Data excerpt:
## Begin

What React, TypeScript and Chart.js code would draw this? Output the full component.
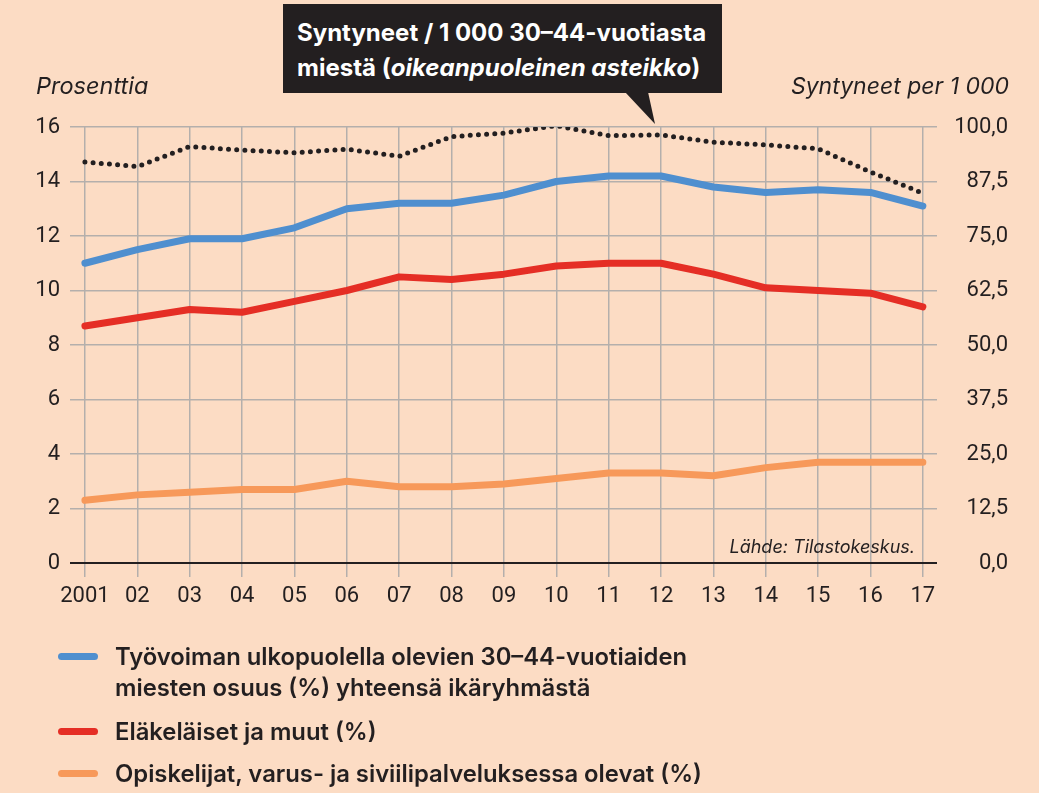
import React, { useEffect, useRef } from "react";
import { Chart, registerables } from "chart.js";

Chart.register(...registerables);

const years = [2001, 2002, 2003, 2004, 2005, 2006, 2007, 2008, 2009, 2010, 2011, 2012, 2013, 2014, 2015, 2016, 2017];
const yearLabels = ["2001", "02", "03", "04", "05", "06", "07", "08", "09", "10", "11", "12", "13", "14", "15", "16", "17"];
const outsideLabourForce = [11.0, 11.5, 11.9, 11.9, 12.3, 13.0, 13.2, 13.2, 13.5, 14.0, 14.2, 14.2, 13.8, 13.6, 13.7, 13.6, 13.1];
const pensionersOther = [8.7, 9.0, 9.3, 9.2, 9.6, 10.0, 10.5, 10.4, 10.6, 10.9, 11.0, 11.0, 10.6, 10.1, 10.0, 9.9, 9.4];
const studentsService = [2.3, 2.5, 2.6, 2.7, 2.7, 3.0, 2.8, 2.8, 2.9, 3.1, 3.3, 3.3, 3.2, 3.5, 3.7, 3.7, 3.7];
const birthsPer1000 = [92.0, 90.9, 95.5, 94.7, 94.1, 94.9, 93.3, 97.8, 98.6, 100.3, 98.0, 98.2, 96.5, 95.9, 95.0, 89.7, 84.8];
const leftTicks = [0, 2, 4, 6, 8, 10, 12, 14, 16];
const rightTicks = [0, 12.5, 25, 37.5, 50, 62.5, 75, 87.5, 100];

const seriesNames = [
  "Työvoiman ulkopuolella olevien 30–44-vuotiaiden miesten osuus (%) yhteensä ikäryhmästä",
  "Eläkeläiset ja muut (%)",
  "Opiskelijat, varus- ja siviilipalveluksessa olevat (%)",
  "Syntyneet / 1 000 30–44-vuotiasta miestä",
];

const BG = "#FCDCC4";
const DARK = "#231F20";
const GRID = "#B4AFAC";
const BLUE = "#4F8FCF";
const RED = "#E52E25";
const ORANGE = "#F7995A";
const TICK_FONT = "Roboto, 'Liberation Sans', sans-serif";
const TEXT_FONT = "Inter, Roboto, sans-serif";

export default function App() {
  const canvasRef = useRef<HTMLCanvasElement | null>(null);

  useEffect(() => {
    const canvas = canvasRef.current;
    if (!canvas) return;
    const chart = new Chart(canvas, {
      type: "line",
      data: {
        labels: years,
        datasets: [
          {
            label: seriesNames[3],
            data: birthsPer1000,
            yAxisID: "y1",
            borderColor: DARK,
            borderWidth: 5,
            borderDash: [0, 8.2],
            borderCapStyle: "round",
            borderJoinStyle: "round",
            pointRadius: 0,
            tension: 0,
            fill: false,
          },
          {
            label: seriesNames[0],
            data: outsideLabourForce,
            yAxisID: "y",
            borderColor: BLUE,
            borderWidth: 7,
            borderCapStyle: "round",
            borderJoinStyle: "round",
            pointRadius: 0,
            tension: 0,
            fill: false,
          },
          {
            label: seriesNames[1],
            data: pensionersOther,
            yAxisID: "y",
            borderColor: RED,
            borderWidth: 7,
            borderCapStyle: "round",
            borderJoinStyle: "round",
            pointRadius: 0,
            tension: 0,
            fill: false,
          },
          {
            label: seriesNames[2],
            data: studentsService,
            yAxisID: "y",
            borderColor: ORANGE,
            borderWidth: 7,
            borderCapStyle: "round",
            borderJoinStyle: "round",
            pointRadius: 0,
            tension: 0,
            fill: false,
          },
        ],
      },
      options: {
        responsive: false,
        animation: false,
        devicePixelRatio: 1,
        layout: { padding: { top: 127, left: 0, right: 31, bottom: 170 } },
        plugins: {
          legend: { display: false },
          tooltip: { enabled: false },
        },
        scales: {
          x: {
            type: "linear",
            min: 2000.715,
            max: 2017.27,
            afterBuildTicks: (s: any) => {
              s.ticks = years.map((v) => ({ value: v }));
            },
            afterFit: (s: any) => {
              s.height = 60;
            },
            grid: {
              color: GRID,
              lineWidth: 1.5,
              drawTicks: true,
              tickLength: 14,
              tickColor: GRID,
              tickWidth: 1.5,
            },
            border: { display: false },
            ticks: {
              autoSkip: false,
              maxRotation: 0,
              padding: 6,
              color: DARK,
              font: { family: TICK_FONT, size: 22 },
              callback: (v: any) => {
                const i = years.indexOf(Number(v));
                return i >= 0 ? yearLabels[i] : "";
              },
            },
          },
          y: {
            position: "left",
            min: 0,
            max: 16,
            afterBuildTicks: (s: any) => {
              s.ticks = leftTicks.map((v) => ({ value: v }));
            },
            afterFit: (s: any) => {
              s.width = 70;
            },
            grid: {
              color: (ctx: any) => (ctx.tick && ctx.tick.value === 0 ? DARK : GRID),
              lineWidth: (ctx: any) => (ctx.tick && ctx.tick.value === 0 ? 2 : 1.5),
              drawTicks: false,
            },
            border: { display: false },
            ticks: {
              padding: 10,
              color: DARK,
              font: { family: TICK_FONT, size: 22 },
              callback: (v: any) => String(v),
            },
          },
          y1: {
            position: "right",
            min: 0,
            max: 100,
            afterBuildTicks: (s: any) => {
              s.ticks = rightTicks.map((v) => ({ value: v }));
            },
            afterFit: (s: any) => {
              s.width = 71;
            },
            grid: { display: false, drawTicks: false },
            border: { display: false },
            ticks: {
              crossAlign: "far",
              padding: 8,
              color: DARK,
              font: { family: TICK_FONT, size: 22 },
              callback: (v: any) => Number(v).toFixed(1).replace(".", ","),
            },
          },
        },
      },
    } as any);
    return () => chart.destroy();
  }, []);

  const legendItems = [
    { color: BLUE, lines: ["Työvoiman ulkopuolella olevien 30–44-vuotiaiden", "miesten osuus (%) yhteensä ikäryhmästä"], top: 641 },
    { color: RED, lines: [seriesNames[1]], top: 716 },
    { color: ORANGE, lines: [seriesNames[2]], top: 758 },
  ];

  return (
    <div
      style={{
        position: "fixed",
        left: 0,
        top: 0,
        width: 1039,
        height: 793,
        background: BG,
        overflow: "hidden",
        fontFamily: TEXT_FONT,
        color: DARK,
      }}
    >
      <canvas ref={canvasRef} width={1039} height={793} style={{ position: "absolute", left: 0, top: 0, display: "block" }} />

      <div style={{ position: "absolute", left: 36, top: 71, fontSize: 23.5, lineHeight: "30px", fontStyle: "italic", whiteSpace: "nowrap" }}>
        Prosenttia
      </div>
      <div style={{ position: "absolute", right: 30, top: 71, fontSize: 23, lineHeight: "30px", fontStyle: "italic", whiteSpace: "nowrap" }}>
        Syntyneet per 1 000
      </div>

      <div
        style={{
          position: "absolute",
          left: 283,
          top: 4,
          width: 439,
          height: 89,
          background: DARK,
          color: "#FFFFFF",
          fontWeight: 700,
          fontSize: 24,
          lineHeight: "35px",
          padding: "11px 0 0 14px",
          boxSizing: "border-box",
          whiteSpace: "nowrap",
        }}
      >
        <div>Syntyneet / 1 000 30–44-vuotiasta</div>
        <div>
          miestä (<i>oikeanpuoleinen asteikko</i>)
        </div>
      </div>
      <div
        style={{
          position: "absolute",
          left: 625,
          top: 92,
          width: 31,
          height: 33,
          background: DARK,
          clipPath: "polygon(0 0, 23px 0, 30px 32px)",
        }}
      />

      <div style={{ position: "absolute", right: 124, top: 535, fontSize: 18, lineHeight: "24px", fontStyle: "italic", whiteSpace: "nowrap" }}>
        Lähde: Tilastokeskus.
      </div>

      {legendItems.map((it, i) => (
        <div key={i} style={{ position: "absolute", left: 0, top: it.top }}>
          <div
            style={{
              position: "absolute",
              left: 58,
              top: 12,
              width: 40,
              height: 7,
              borderRadius: 4,
              background: it.color,
            }}
          />
          <div style={{ position: "absolute", left: 115, top: 0, fontSize: 23.8, lineHeight: "31px", fontWeight: 600, whiteSpace: "nowrap" }}>
            {it.lines.map((l, j) => (
              <div key={j}>{l}</div>
            ))}
          </div>
        </div>
      ))}
    </div>
  );
}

## End

Repeat only what lies between the start of the data and the end of the line containing "Chart.register(...registerables);", exactly, with pictures left out.

Task result:
What React, TypeScript and Chart.js code would draw this? Output the full component.
import React, { useEffect, useRef } from "react";
import { Chart, registerables } from "chart.js";

Chart.register(...registerables);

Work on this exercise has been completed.